» **Data provided**
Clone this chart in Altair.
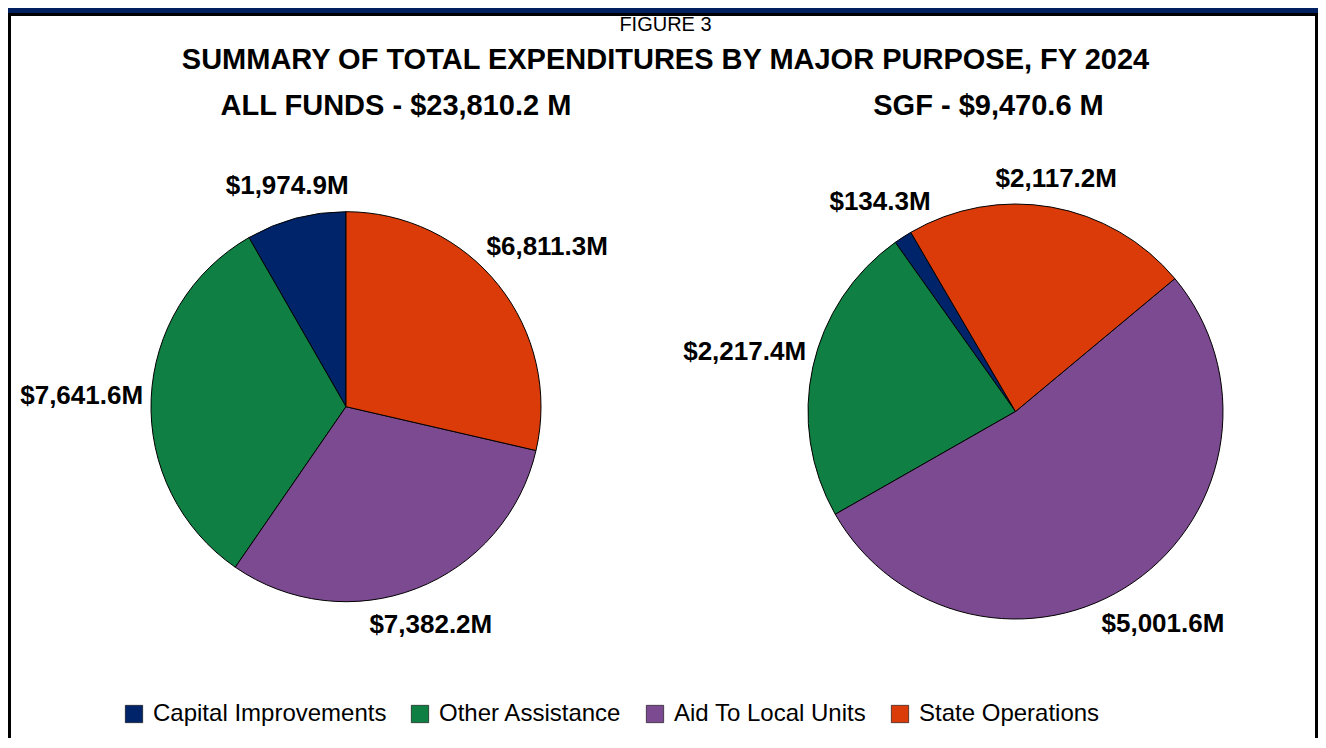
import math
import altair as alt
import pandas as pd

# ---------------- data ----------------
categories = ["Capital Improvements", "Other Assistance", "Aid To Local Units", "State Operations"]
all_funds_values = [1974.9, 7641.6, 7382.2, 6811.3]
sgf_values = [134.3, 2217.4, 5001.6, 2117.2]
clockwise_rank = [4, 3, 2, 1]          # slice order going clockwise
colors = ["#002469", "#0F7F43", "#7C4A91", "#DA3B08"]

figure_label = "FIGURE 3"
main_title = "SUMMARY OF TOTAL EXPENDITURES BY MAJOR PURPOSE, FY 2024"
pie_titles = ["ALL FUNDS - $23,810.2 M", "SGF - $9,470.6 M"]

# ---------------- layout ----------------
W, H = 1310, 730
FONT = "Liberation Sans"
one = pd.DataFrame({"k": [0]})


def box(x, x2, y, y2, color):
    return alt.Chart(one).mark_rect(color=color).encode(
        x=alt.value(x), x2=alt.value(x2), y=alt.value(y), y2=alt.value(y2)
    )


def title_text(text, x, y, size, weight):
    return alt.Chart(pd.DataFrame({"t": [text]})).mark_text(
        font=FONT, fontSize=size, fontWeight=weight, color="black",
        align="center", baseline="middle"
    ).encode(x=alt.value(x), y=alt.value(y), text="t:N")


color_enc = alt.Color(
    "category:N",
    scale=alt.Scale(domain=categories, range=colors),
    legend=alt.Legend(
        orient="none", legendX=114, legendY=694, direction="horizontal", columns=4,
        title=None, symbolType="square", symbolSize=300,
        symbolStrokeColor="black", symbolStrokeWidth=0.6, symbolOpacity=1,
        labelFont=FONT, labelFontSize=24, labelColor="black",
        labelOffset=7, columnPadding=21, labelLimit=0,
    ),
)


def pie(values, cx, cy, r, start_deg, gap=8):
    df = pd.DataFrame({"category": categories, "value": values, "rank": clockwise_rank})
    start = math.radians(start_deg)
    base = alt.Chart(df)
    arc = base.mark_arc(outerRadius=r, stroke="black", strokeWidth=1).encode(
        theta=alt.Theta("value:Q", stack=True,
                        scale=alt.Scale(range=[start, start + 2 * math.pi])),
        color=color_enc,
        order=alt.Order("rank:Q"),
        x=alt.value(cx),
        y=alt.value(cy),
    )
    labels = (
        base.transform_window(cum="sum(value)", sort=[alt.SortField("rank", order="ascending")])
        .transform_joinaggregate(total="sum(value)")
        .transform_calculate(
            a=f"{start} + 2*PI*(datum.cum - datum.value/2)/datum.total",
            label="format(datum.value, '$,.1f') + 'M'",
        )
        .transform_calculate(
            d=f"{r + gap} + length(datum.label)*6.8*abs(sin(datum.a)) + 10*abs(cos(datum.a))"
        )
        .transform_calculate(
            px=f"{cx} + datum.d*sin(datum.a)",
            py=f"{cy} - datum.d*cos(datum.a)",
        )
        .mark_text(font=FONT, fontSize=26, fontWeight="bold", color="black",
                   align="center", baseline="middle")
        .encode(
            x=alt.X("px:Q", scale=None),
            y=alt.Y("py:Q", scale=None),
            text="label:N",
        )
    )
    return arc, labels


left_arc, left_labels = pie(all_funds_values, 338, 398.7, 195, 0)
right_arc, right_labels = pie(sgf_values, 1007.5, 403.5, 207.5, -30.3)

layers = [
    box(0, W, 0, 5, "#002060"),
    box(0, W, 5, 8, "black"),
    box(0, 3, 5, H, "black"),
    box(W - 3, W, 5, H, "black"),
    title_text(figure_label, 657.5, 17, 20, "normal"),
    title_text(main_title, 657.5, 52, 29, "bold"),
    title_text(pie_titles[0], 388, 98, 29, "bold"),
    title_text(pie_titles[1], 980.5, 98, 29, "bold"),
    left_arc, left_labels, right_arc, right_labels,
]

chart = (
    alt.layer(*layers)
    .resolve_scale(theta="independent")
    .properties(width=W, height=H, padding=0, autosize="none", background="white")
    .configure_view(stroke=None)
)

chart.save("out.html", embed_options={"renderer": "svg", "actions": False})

* * *

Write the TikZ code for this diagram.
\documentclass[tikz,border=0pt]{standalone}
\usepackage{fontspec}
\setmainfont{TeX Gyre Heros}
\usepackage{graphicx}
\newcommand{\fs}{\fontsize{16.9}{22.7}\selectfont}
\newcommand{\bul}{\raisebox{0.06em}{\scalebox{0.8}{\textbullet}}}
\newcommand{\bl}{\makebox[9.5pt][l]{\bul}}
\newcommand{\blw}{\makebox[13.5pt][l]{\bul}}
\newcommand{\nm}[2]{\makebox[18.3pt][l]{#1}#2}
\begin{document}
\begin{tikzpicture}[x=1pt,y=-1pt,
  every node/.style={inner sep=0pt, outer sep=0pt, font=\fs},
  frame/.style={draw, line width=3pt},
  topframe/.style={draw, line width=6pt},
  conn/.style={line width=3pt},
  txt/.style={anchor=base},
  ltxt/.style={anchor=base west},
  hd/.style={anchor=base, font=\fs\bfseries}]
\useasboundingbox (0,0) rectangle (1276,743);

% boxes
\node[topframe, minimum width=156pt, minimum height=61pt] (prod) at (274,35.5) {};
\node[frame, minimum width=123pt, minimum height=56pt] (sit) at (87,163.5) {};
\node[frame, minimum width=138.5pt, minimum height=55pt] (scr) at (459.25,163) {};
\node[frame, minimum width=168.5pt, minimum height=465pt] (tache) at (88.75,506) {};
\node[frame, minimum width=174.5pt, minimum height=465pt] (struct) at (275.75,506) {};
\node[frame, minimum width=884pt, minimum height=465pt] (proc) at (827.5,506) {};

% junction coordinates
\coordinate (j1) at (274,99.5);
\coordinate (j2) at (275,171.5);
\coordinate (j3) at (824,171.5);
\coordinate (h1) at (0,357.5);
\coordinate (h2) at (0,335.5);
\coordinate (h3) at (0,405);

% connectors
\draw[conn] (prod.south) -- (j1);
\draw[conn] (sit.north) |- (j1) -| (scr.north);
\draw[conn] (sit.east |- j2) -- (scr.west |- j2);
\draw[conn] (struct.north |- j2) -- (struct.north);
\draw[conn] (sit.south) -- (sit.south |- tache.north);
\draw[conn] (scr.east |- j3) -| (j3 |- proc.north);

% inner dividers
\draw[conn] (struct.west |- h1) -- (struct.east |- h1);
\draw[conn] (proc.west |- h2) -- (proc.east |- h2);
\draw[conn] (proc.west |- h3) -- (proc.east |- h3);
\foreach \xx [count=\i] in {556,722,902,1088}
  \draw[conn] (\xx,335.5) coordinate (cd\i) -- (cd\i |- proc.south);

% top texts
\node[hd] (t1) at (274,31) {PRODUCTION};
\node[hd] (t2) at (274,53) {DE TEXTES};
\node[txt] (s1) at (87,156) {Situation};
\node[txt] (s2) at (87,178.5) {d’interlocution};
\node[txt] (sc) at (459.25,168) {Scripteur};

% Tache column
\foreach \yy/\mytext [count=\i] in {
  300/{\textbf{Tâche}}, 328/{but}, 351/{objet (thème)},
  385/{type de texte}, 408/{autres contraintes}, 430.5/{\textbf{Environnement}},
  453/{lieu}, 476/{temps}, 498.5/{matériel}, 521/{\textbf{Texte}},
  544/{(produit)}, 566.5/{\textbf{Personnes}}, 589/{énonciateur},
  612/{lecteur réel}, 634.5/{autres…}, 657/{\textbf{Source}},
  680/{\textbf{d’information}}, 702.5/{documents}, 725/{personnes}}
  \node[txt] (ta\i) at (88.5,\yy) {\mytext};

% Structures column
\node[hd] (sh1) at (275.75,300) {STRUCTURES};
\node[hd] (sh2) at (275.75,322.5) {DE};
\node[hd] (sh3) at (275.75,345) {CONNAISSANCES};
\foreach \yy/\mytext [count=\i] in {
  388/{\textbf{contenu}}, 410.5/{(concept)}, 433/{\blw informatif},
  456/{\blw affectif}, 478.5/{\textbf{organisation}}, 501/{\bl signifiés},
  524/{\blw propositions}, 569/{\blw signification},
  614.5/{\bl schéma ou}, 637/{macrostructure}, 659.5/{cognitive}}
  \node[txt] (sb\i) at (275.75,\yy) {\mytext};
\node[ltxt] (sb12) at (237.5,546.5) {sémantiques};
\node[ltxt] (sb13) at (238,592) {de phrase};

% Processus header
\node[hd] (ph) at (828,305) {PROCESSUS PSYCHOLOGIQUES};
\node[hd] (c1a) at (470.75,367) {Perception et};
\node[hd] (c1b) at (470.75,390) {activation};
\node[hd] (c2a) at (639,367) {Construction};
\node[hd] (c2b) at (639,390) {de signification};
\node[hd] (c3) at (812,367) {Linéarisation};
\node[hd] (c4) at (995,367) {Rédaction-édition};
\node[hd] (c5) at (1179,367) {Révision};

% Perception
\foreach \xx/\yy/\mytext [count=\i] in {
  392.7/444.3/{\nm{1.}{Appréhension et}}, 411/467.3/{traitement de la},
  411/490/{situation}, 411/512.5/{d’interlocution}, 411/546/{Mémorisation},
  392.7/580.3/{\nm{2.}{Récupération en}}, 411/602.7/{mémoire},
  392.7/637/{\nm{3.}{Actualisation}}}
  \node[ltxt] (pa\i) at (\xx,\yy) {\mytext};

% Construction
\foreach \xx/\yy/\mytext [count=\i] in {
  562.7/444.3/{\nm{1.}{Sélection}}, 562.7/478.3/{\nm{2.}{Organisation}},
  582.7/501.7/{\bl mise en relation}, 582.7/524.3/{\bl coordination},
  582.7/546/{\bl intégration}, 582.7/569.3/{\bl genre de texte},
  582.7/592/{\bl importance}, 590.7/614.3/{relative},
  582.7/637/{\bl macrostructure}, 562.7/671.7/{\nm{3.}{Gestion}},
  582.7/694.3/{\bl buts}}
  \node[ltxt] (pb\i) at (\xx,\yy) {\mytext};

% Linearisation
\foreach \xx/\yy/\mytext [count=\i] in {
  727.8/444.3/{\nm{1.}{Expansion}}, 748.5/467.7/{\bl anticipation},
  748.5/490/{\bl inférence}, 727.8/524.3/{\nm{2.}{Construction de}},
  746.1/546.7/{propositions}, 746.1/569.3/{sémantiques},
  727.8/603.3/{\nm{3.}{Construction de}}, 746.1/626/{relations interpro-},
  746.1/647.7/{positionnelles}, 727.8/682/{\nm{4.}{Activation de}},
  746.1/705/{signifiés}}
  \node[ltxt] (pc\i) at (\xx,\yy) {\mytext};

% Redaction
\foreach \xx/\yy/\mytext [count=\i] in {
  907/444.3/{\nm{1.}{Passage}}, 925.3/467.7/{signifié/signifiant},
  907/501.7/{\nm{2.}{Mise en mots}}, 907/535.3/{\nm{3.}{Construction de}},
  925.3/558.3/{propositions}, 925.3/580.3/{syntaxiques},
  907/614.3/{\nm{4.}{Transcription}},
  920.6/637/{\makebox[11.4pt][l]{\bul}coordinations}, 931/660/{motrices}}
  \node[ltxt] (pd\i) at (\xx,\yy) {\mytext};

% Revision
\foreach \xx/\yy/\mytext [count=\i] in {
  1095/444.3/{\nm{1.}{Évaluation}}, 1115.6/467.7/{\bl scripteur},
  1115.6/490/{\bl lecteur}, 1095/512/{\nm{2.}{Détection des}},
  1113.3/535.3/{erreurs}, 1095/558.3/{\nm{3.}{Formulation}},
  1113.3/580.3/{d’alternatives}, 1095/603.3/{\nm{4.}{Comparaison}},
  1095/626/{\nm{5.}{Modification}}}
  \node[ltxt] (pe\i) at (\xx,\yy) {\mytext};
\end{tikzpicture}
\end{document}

--

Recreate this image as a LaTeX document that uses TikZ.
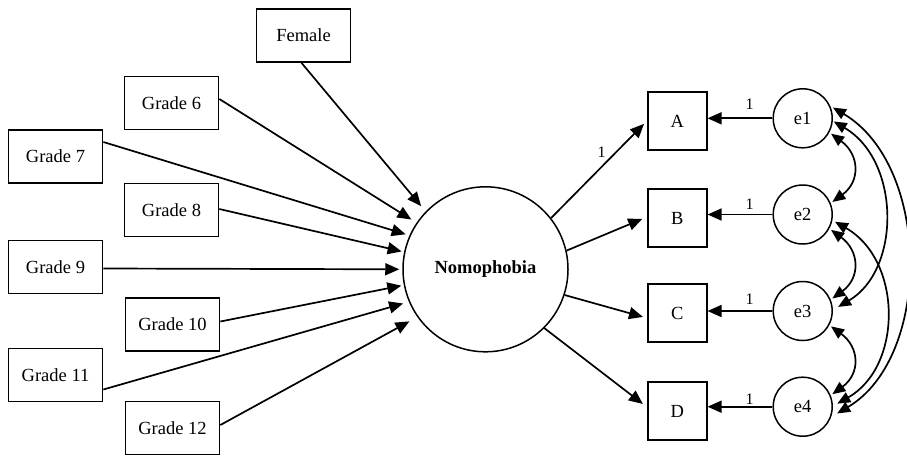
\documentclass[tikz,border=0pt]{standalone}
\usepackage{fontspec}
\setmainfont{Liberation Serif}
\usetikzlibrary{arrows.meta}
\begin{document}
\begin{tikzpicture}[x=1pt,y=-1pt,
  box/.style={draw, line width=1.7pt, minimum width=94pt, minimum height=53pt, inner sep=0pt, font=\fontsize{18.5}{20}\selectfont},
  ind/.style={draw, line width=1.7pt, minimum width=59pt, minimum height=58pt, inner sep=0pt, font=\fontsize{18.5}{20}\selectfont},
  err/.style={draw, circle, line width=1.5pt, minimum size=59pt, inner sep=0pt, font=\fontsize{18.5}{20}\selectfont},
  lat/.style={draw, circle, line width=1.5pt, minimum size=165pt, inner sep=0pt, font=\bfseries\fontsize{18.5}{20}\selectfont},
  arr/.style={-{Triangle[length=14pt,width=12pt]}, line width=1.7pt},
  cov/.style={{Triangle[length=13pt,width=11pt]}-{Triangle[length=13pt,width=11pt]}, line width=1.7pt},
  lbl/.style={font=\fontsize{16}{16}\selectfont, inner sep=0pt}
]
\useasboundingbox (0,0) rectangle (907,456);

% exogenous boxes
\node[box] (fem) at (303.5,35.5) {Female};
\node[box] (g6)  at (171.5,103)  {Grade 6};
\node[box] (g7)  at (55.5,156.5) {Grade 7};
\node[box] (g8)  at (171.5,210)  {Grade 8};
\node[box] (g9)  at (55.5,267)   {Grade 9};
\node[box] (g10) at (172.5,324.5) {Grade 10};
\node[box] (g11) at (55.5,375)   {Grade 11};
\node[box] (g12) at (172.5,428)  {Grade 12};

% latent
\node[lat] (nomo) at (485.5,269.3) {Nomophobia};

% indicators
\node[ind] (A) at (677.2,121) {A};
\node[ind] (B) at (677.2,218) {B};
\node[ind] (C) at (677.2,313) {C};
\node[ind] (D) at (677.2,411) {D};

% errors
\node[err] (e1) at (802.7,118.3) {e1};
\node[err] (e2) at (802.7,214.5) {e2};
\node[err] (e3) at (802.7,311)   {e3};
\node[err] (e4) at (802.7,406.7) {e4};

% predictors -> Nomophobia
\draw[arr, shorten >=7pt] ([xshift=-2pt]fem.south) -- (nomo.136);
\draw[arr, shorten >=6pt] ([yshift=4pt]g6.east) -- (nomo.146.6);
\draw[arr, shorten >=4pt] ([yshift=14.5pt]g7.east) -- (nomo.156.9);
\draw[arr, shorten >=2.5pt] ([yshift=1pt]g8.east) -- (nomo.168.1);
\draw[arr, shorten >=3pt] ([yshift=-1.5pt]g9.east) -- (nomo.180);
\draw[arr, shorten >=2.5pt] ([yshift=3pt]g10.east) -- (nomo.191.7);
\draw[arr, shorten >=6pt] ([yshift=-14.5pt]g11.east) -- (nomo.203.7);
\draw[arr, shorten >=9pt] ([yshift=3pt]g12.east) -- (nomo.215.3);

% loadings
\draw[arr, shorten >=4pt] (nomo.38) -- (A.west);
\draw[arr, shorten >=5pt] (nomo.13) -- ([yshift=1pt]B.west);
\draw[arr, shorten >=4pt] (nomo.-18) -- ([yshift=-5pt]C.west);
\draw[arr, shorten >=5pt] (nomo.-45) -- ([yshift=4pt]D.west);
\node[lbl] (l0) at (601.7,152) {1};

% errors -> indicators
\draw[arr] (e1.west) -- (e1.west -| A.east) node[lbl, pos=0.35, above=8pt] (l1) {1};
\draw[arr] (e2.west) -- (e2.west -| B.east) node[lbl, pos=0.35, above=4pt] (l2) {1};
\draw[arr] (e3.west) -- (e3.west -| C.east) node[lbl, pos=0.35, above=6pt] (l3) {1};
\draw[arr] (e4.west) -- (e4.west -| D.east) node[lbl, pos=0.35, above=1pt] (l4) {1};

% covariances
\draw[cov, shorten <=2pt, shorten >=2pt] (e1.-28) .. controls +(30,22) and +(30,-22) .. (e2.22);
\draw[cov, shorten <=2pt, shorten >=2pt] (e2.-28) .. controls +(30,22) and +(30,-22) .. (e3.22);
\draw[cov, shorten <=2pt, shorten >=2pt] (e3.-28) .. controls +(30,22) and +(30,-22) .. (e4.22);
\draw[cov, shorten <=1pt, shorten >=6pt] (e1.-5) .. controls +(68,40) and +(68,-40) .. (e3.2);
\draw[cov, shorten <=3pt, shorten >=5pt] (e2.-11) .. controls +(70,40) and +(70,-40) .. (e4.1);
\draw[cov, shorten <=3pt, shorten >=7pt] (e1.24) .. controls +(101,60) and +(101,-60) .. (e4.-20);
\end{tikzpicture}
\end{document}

» **Given instruction**
Identify every line holding the word "this" and copy it out.

» **Correct output**
Clone this chart in Altair.
Write the TikZ code for this diagram.
Recreate this image as a LaTeX document that uses TikZ.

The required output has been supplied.